Тайное родство может послужить мостом между явлениями, относящимися к совершенно различным эпохам, которые при поверхностном взгляде на историю могли бы рассматриваться как совершенно чуждые друг другу. Трагедия и анализ, с одной стороны, так же связаны между собой, как философия и медицина – с другой. Первая из этих пар с уважением относится к амбивалентности, неотъемлемой от человеческих переживаний: совместная модель трагедии и анализа уважительно относится к тайне жизни и не делает попыток превратить весь мир в образ эго, соглашаясь с тем вполне очевидным фактом, что мир предшествует эго. Философия и медицина, с другой стороны, придерживаются одностороннего мышления, признающего принцип конечности и ценность человеческой воли.
Таким образом, анализ представляет собой одно из немногих современных противоядий против «гордыни»: против искушения стремиться ко все большей власти – власти «делать» – и против тенденции подходить ко всем проблемам с уверенностью в возможности их решить. Задача пациента заключается не в достижении способности «делать» что-то новое (это в лучшем случае типично для краткосрочных разновидностей терапии, ставящих перед собой конкретные задачи). Задача пациента состоит в том, чтобы «быть»; даже в такое время, когда он способен только на то, чтобы ничего (или почти ничего) не делать.
Может возникнуть вопрос, существует ли вероятность того, что такие размышления над проблемами трагедии принесут пользу в повседневной практике анализа с конкретными пациентами. Я отвечаю на этот вопрос положительно. Обычно практикующие аналитики с большим вниманием относятся к «драматическим» моментам в жизни своих пациентов – к наиболее болезненным переживаниям пациентов и к тому, каким образом они сообщают о своих переживаниях. В такие моменты существует значительная вероятность, что аналитик отложит интерпретацию сообщенных ему сведений: это происходит инстинктивно, он просто чувствует, что вмешательство несвоевременно прервет повествование пациента. Нам известно, что в такие моменты важнее всего не прерывать его рассказ. Но если мы будем рассматривать модель работы аналитика в свете некоторой «трагической модели», параллельно которой эта работа проводится, то мы можем помочь аналитику понять причины его поведения; такое поведение неслучайно: оно обусловлено теми же причинами, которые некогда явились причиной трагедии.

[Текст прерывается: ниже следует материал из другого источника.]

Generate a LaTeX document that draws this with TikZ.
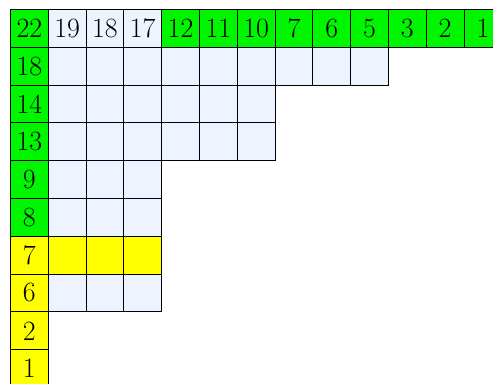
\documentclass[tikz,border=0pt]{standalone}
\definecolor{cgreen}{RGB}{0,245,0}
\definecolor{cyel}{RGB}{255,255,0}
\definecolor{cblue}{RGB}{237,244,255}
\tikzset{
  cell/.style={draw=black, line width=0.6pt, minimum size=1cm, inner sep=0pt, anchor=north west, font=\fontsize{21}{25}\selectfont},
  gcell/.style={cell, fill=cgreen},
  ycell/.style={cell, fill=cyel},
  bcell/.style={cell, fill=cblue}
}
\begin{document}
\begin{tikzpicture}
\useasboundingbox (-0.265,0.24) rectangle (12.777,-9.892);
% top row
\node[gcell] (r0c0) at (0,0) {22};
\foreach \v [count=\i] in {19,18,17} \node[bcell] (r0c\i) at (\i,0) {\v};
\foreach \v [count=\i from 4] in {12,11,10,7,6,5,3,2,1} \node[gcell] (r0c\i) at (\i,0) {\v};
% first column
\foreach \v/\r in {18/1,14/2,13/3,9/4,8/5} \node[gcell] (r\r c0) at (0,-\r) {\v};
\foreach \v/\r in {7/6,6/7,2/8,1/9} \node[ycell] (r\r c0) at (0,-\r) {\v};
% body cells
\foreach \c in {1,...,9} \node[bcell] (r1c\c) at (\c,-1) {};
\foreach \r in {2,3} \foreach \c in {1,...,6} \node[bcell] (r\r c\c) at (\c,-\r) {};
\foreach \r in {4,5,7} \foreach \c in {1,2,3} \node[bcell] (r\r c\c) at (\c,-\r) {};
\foreach \c in {1,2,3} \node[ycell] (r6c\c) at (\c,-6) {};
\end{tikzpicture}
\end{document}
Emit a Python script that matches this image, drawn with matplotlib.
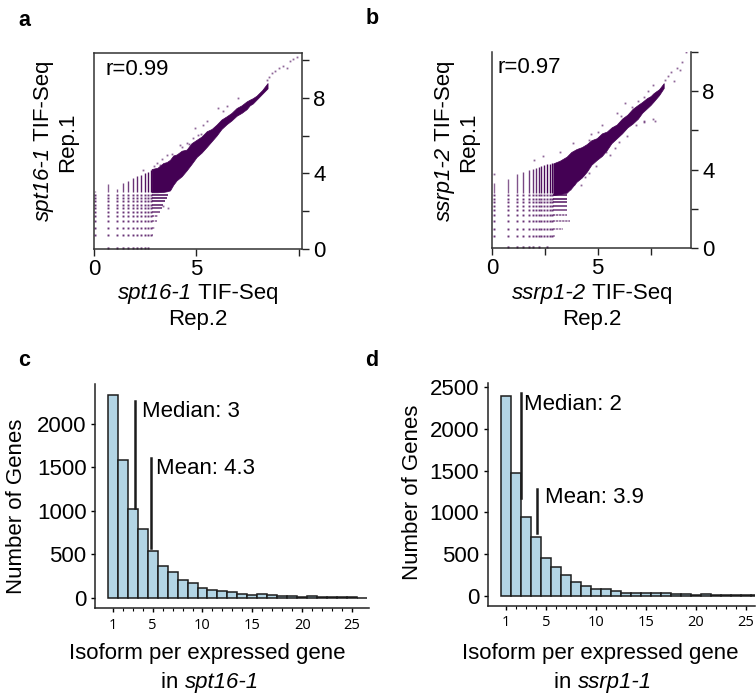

В личном и индивидуальном контексте анализ может вновь вызвать тот трагический дух, который в особые, критические и решающие моменты охватывал целые культуры. История ясно показывает, что трагедия не может быть постоянным, обычным способом, посредством которого культура себя выражает. При возвращении спокойных времен трагедия исчезает, появляясь вновь лишь в определенные переломные моменты созидания чего-то нового 96.
Разве с индивидом происходит не нечто подобное? Когда пациенты решаются на постоянный анализ, их энтузиазм довольно быстро пропадает; они превращаются в чиновников, исследующих бессознательное. С другой стороны, те пациенты, которые не превращают анализ в постоянное занятие, в программу для бессознательного, способны возвращаться к нему в надлежащее время. Они способны возобновлять анализ в период наступления трансформации, не следуя заранее заданному плану. По существу это напоминает проводимые нами обсуждения, когда мы размышляем над мотивацией пациента или над важностью внимательной оценки состояния пациента как в начальный период анализа, так и по мере развития событий. У пациентов, обращающихся к анализу только потому, что он был им рекомендован, или просто намеревающихся воспользоваться его методами, поступающих так без глубокого внутреннего чувства, вероятность успешного результата весьма незначительна. В любом случае реальные шансы на успех значительно выше у тех пациентов, которые решаются на обращение к аналитику, не осознавая причин такого обращения, но излагают свои истории с отчаянным энтузиазмом. Это утверждение может показаться парадоксальным. Однако оно эквивалентно суждению, согласно которому первая модель, модель медицинского лечения, менее пригодна для анализа, чем модель трагического повествования; мужество существовать в рамках парадокса характеризовало именно трагического героя.
Каждый пациент, решающийся на конфронтацию со своей тенью, имеет нечто общее с теми порочными героями, к которым нас приучила трагедия. Герои такого рода (Медея, Макбет) видят зло, в которое вовлечены, однако они с изумлением взирают на могучие силы, во власти которых оказались. Они более не понимают себя, не понимают причин своих поступков: они раздваиваются, однако одновременно понимают, что их амбивалентность не помешает им действовать. Медея убивает своих сыновей не потому, что их не любит; она убивает их вопреки тому, что любит их.